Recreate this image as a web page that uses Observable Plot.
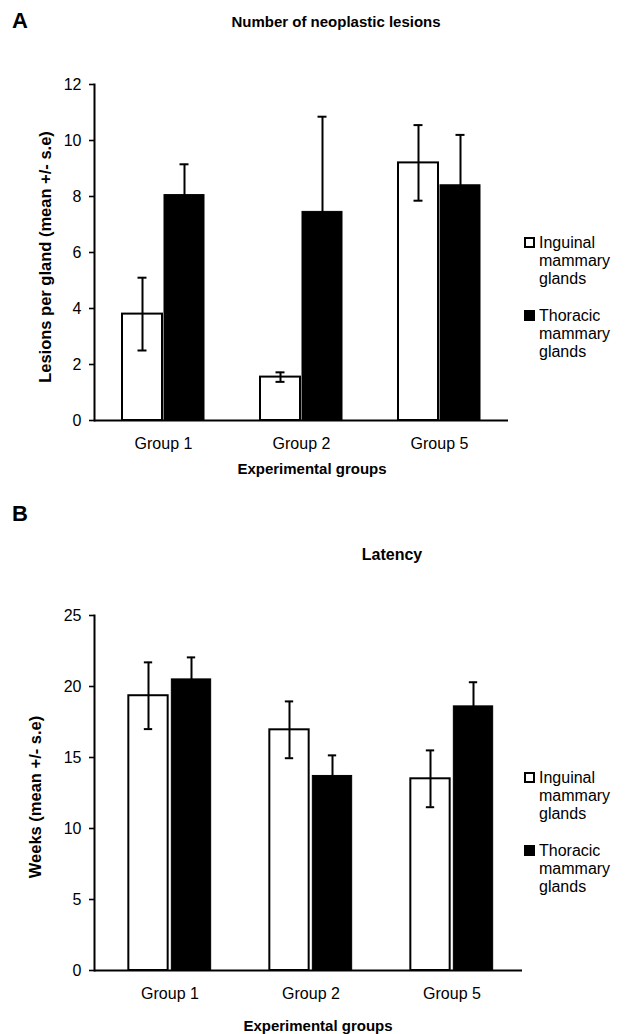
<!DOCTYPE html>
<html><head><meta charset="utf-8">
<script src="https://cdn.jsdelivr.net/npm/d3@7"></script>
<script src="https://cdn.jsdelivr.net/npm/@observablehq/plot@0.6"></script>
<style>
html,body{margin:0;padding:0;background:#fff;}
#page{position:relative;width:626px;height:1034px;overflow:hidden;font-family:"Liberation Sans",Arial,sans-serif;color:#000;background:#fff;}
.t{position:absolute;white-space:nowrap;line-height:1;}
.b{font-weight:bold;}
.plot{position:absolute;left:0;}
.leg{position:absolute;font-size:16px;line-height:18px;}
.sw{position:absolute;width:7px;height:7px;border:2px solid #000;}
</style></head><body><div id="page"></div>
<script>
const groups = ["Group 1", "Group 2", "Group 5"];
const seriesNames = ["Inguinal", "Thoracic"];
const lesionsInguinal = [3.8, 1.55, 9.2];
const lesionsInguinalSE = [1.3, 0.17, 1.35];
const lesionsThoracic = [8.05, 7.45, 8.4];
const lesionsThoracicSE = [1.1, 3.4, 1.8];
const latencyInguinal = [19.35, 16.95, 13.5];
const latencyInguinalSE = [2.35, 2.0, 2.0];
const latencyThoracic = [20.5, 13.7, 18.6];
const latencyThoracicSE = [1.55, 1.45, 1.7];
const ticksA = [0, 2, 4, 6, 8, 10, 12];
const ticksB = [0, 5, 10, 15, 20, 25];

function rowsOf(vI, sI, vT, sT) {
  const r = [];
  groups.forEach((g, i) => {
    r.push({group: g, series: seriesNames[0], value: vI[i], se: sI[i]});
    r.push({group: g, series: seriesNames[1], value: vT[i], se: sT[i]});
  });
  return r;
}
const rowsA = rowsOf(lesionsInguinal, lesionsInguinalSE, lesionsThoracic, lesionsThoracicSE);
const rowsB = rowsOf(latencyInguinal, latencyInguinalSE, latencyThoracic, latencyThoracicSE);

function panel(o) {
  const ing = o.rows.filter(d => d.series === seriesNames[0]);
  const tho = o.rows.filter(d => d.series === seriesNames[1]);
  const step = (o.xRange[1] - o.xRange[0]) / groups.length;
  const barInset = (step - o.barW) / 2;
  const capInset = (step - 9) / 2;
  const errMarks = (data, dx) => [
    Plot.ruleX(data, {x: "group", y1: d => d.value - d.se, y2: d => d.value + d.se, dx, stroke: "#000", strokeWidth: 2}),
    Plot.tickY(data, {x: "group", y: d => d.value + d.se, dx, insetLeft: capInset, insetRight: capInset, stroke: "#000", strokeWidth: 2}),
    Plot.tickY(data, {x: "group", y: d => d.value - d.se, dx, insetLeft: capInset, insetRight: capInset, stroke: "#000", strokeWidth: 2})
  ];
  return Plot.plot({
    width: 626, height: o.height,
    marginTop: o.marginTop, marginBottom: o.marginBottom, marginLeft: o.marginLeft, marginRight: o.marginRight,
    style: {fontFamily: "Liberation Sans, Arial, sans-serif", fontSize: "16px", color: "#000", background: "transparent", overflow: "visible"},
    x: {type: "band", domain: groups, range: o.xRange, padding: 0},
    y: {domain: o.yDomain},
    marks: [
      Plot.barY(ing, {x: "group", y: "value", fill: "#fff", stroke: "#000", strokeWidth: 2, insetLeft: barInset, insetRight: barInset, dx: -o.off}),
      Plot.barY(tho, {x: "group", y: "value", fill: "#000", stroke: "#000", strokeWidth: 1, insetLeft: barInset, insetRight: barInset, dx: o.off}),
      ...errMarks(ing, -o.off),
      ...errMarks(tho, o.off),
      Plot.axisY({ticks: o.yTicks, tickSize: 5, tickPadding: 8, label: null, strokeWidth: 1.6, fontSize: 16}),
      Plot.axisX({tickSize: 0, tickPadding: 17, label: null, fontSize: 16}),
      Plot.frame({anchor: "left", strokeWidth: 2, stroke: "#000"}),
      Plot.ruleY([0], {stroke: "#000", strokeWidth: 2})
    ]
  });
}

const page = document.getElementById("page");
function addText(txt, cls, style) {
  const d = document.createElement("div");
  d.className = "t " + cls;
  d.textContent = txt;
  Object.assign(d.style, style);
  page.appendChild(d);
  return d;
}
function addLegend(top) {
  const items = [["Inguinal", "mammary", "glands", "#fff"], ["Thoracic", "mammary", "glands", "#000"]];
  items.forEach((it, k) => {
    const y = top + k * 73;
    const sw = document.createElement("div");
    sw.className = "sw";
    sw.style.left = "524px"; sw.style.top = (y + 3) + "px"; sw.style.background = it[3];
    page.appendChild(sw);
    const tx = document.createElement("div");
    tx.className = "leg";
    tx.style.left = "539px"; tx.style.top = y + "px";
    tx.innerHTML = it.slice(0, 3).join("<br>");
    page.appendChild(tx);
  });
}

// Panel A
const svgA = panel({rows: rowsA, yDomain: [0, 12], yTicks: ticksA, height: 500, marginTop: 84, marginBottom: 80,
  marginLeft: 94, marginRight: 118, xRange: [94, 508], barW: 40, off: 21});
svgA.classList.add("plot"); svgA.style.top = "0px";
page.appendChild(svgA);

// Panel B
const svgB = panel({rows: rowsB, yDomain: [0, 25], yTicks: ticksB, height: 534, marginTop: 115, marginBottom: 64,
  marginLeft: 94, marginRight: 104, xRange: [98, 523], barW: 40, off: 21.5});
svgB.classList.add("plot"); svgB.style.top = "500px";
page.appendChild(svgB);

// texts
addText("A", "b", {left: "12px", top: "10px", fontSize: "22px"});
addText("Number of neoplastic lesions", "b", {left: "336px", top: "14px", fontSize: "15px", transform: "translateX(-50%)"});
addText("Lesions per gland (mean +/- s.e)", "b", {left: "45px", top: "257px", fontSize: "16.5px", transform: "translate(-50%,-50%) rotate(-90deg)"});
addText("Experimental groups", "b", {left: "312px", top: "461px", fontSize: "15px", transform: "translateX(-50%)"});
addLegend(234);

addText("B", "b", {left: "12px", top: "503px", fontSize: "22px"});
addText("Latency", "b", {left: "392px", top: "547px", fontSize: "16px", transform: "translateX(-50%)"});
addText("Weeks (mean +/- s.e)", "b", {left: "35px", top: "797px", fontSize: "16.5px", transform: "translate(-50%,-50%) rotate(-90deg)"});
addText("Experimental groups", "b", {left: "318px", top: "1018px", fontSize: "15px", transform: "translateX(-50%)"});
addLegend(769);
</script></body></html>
----
INSTRUCTIONS TO FOLLOW => Take the listing and print it again exactly, but without any pictures.

THE REPLY =>
Recreate this image as a web page that uses Observable Plot.
<!DOCTYPE html>
<html><head><meta charset="utf-8">
<script src="https://cdn.jsdelivr.net/npm/d3@7"></script>
<script src="https://cdn.jsdelivr.net/npm/@observablehq/plot@0.6"></script>
<style>
html,body{margin:0;padding:0;background:#fff;}
#page{position:relative;width:626px;height:1034px;overflow:hidden;font-family:"Liberation Sans",Arial,sans-serif;color:#000;background:#fff;}
.t{position:absolute;white-space:nowrap;line-height:1;}
.b{font-weight:bold;}
.plot{position:absolute;left:0;}
.leg{position:absolute;font-size:16px;line-height:18px;}
.sw{position:absolute;width:7px;height:7px;border:2px solid #000;}
</style></head><body><div id="page"></div>
<script>
const groups = ["Group 1", "Group 2", "Group 5"];
const seriesNames = ["Inguinal", "Thoracic"];
const lesionsInguinal = [3.8, 1.55, 9.2];
const lesionsInguinalSE = [1.3, 0.17, 1.35];
const lesionsThoracic = [8.05, 7.45, 8.4];
const lesionsThoracicSE = [1.1, 3.4, 1.8];
const latencyInguinal = [19.35, 16.95, 13.5];
const latencyInguinalSE = [2.35, 2.0, 2.0];
const latencyThoracic = [20.5, 13.7, 18.6];
const latencyThoracicSE = [1.55, 1.45, 1.7];
const ticksA = [0, 2, 4, 6, 8, 10, 12];
const ticksB = [0, 5, 10, 15, 20, 25];

function rowsOf(vI, sI, vT, sT) {
  const r = [];
  groups.forEach((g, i) => {
    r.push({group: g, series: seriesNames[0], value: vI[i], se: sI[i]});
    r.push({group: g, series: seriesNames[1], value: vT[i], se: sT[i]});
  });
  return r;
}
const rowsA = rowsOf(lesionsInguinal, lesionsInguinalSE, lesionsThoracic, lesionsThoracicSE);
const rowsB = rowsOf(latencyInguinal, latencyInguinalSE, latencyThoracic, latencyThoracicSE);

function panel(o) {
  const ing = o.rows.filter(d => d.series === seriesNames[0]);
  const tho = o.rows.filter(d => d.series === seriesNames[1]);
  const step = (o.xRange[1] - o.xRange[0]) / groups.length;
  const barInset = (step - o.barW) / 2;
  const capInset = (step - 9) / 2;
  const errMarks = (data, dx) => [
    Plot.ruleX(data, {x: "group", y1: d => d.value - d.se, y2: d => d.value + d.se, dx, stroke: "#000", strokeWidth: 2}),
    Plot.tickY(data, {x: "group", y: d => d.value + d.se, dx, insetLeft: capInset, insetRight: capInset, stroke: "#000", strokeWidth: 2}),
    Plot.tickY(data, {x: "group", y: d => d.value - d.se, dx, insetLeft: capInset, insetRight: capInset, stroke: "#000", strokeWidth: 2})
  ];
  return Plot.plot({
    width: 626, height: o.height,
    marginTop: o.marginTop, marginBottom: o.marginBottom, marginLeft: o.marginLeft, marginRight: o.marginRight,
    style: {fontFamily: "Liberation Sans, Arial, sans-serif", fontSize: "16px", color: "#000", background: "transparent", overflow: "visible"},
    x: {type: "band", domain: groups, range: o.xRange, padding: 0},
    y: {domain: o.yDomain},
    marks: [
      Plot.barY(ing, {x: "group", y: "value", fill: "#fff", stroke: "#000", strokeWidth: 2, insetLeft: barInset, insetRight: barInset, dx: -o.off}),
      Plot.barY(tho, {x: "group", y: "value", fill: "#000", stroke: "#000", strokeWidth: 1, insetLeft: barInset, insetRight: barInset, dx: o.off}),
      ...errMarks(ing, -o.off),
      ...errMarks(tho, o.off),
      Plot.axisY({ticks: o.yTicks, tickSize: 5, tickPadding: 8, label: null, strokeWidth: 1.6, fontSize: 16}),
      Plot.axisX({tickSize: 0, tickPadding: 17, label: null, fontSize: 16}),
      Plot.frame({anchor: "left", strokeWidth: 2, stroke: "#000"}),
      Plot.ruleY([0], {stroke: "#000", strokeWidth: 2})
    ]
  });
}

const page = document.getElementById("page");
function addText(txt, cls, style) {
  const d = document.createElement("div");
  d.className = "t " + cls;
  d.textContent = txt;
  Object.assign(d.style, style);
  page.appendChild(d);
  return d;
}
function addLegend(top) {
  const items = [["Inguinal", "mammary", "glands", "#fff"], ["Thoracic", "mammary", "glands", "#000"]];
  items.forEach((it, k) => {
    const y = top + k * 73;
    const sw = document.createElement("div");
    sw.className = "sw";
    sw.style.left = "524px"; sw.style.top = (y + 3) + "px"; sw.style.background = it[3];
    page.appendChild(sw);
    const tx = document.createElement("div");
    tx.className = "leg";
    tx.style.left = "539px"; tx.style.top = y + "px";
    tx.innerHTML = it.slice(0, 3).join("<br>");
    page.appendChild(tx);
  });
}

// Panel A
const svgA = panel({rows: rowsA, yDomain: [0, 12], yTicks: ticksA, height: 500, marginTop: 84, marginBottom: 80,
  marginLeft: 94, marginRight: 118, xRange: [94, 508], barW: 40, off: 21});
svgA.classList.add("plot"); svgA.style.top = "0px";
page.appendChild(svgA);

// Panel B
const svgB = panel({rows: rowsB, yDomain: [0, 25], yTicks: ticksB, height: 534, marginTop: 115, marginBottom: 64,
  marginLeft: 94, marginRight: 104, xRange: [98, 523], barW: 40, off: 21.5});
svgB.classList.add("plot"); svgB.style.top = "500px";
page.appendChild(svgB);

// texts
addText("A", "b", {left: "12px", top: "10px", fontSize: "22px"});
addText("Number of neoplastic lesions", "b", {left: "336px", top: "14px", fontSize: "15px", transform: "translateX(-50%)"});
addText("Lesions per gland (mean +/- s.e)", "b", {left: "45px", top: "257px", fontSize: "16.5px", transform: "translate(-50%,-50%) rotate(-90deg)"});
addText("Experimental groups", "b", {left: "312px", top: "461px", fontSize: "15px", transform: "translateX(-50%)"});
addLegend(234);

addText("B", "b", {left: "12px", top: "503px", fontSize: "22px"});
addText("Latency", "b", {left: "392px", top: "547px", fontSize: "16px", transform: "translateX(-50%)"});
addText("Weeks (mean +/- s.e)", "b", {left: "35px", top: "797px", fontSize: "16.5px", transform: "translate(-50%,-50%) rotate(-90deg)"});
addText("Experimental groups", "b", {left: "318px", top: "1018px", fontSize: "15px", transform: "translateX(-50%)"});
addLegend(769);
</script></body></html>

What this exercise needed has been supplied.